Work through the material below and count the lines holding the word "matplotlib"; give that count and nothing more.

_Data lines:_
[START]

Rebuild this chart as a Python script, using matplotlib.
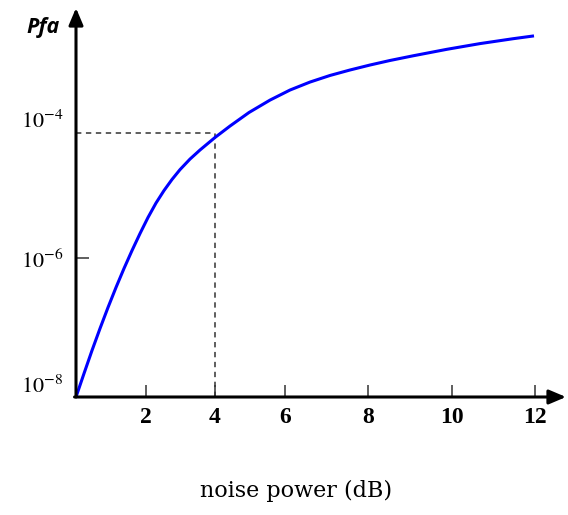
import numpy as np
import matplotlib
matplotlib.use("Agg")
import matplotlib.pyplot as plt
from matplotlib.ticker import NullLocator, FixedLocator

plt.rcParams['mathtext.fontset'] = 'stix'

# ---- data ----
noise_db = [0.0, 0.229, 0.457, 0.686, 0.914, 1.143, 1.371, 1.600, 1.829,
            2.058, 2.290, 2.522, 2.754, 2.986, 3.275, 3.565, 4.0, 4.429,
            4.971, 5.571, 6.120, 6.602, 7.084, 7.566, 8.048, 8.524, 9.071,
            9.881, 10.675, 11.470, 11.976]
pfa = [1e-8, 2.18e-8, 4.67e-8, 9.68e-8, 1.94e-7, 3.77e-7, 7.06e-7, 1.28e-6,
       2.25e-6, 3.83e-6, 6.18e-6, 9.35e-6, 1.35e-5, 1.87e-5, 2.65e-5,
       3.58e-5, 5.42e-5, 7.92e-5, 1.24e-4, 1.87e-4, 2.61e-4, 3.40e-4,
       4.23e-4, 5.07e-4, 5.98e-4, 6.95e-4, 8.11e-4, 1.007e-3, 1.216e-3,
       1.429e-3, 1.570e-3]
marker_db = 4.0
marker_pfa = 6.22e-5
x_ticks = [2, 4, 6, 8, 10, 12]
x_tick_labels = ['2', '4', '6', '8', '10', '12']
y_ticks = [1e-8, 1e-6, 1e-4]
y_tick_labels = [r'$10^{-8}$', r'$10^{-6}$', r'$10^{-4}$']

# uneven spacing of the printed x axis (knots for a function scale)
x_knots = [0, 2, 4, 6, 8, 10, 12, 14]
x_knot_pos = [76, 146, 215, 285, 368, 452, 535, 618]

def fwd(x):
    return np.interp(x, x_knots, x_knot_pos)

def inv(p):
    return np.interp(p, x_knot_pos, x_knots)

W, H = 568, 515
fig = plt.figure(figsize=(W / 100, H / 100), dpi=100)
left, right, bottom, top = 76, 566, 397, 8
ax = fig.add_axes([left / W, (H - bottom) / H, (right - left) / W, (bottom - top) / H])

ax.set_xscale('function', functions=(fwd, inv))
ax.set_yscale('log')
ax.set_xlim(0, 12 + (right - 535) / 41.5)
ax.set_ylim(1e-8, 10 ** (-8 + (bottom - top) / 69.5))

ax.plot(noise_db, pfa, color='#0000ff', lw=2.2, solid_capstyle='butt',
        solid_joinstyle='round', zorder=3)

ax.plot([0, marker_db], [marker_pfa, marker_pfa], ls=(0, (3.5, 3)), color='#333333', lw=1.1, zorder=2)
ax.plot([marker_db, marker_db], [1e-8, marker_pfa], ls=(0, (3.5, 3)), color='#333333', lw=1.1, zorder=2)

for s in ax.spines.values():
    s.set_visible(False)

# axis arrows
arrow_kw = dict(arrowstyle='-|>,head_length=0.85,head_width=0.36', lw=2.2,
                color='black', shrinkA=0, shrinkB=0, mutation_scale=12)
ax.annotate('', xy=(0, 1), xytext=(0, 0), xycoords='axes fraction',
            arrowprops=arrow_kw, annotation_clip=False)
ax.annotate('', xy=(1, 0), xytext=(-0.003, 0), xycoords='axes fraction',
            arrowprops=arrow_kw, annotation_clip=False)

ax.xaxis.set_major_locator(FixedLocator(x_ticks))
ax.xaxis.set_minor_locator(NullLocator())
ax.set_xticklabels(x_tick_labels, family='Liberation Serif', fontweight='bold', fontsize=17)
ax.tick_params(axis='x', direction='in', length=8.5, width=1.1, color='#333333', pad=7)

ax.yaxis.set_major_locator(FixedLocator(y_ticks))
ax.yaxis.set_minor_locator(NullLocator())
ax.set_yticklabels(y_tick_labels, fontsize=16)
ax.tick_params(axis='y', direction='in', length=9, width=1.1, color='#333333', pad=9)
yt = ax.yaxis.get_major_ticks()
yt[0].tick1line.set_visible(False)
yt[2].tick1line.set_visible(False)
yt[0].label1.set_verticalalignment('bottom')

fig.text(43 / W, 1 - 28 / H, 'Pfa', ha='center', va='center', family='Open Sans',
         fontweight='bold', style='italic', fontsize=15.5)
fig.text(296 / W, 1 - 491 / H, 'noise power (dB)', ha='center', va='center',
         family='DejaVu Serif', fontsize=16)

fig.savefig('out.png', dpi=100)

[END]

_Correct answer:_
5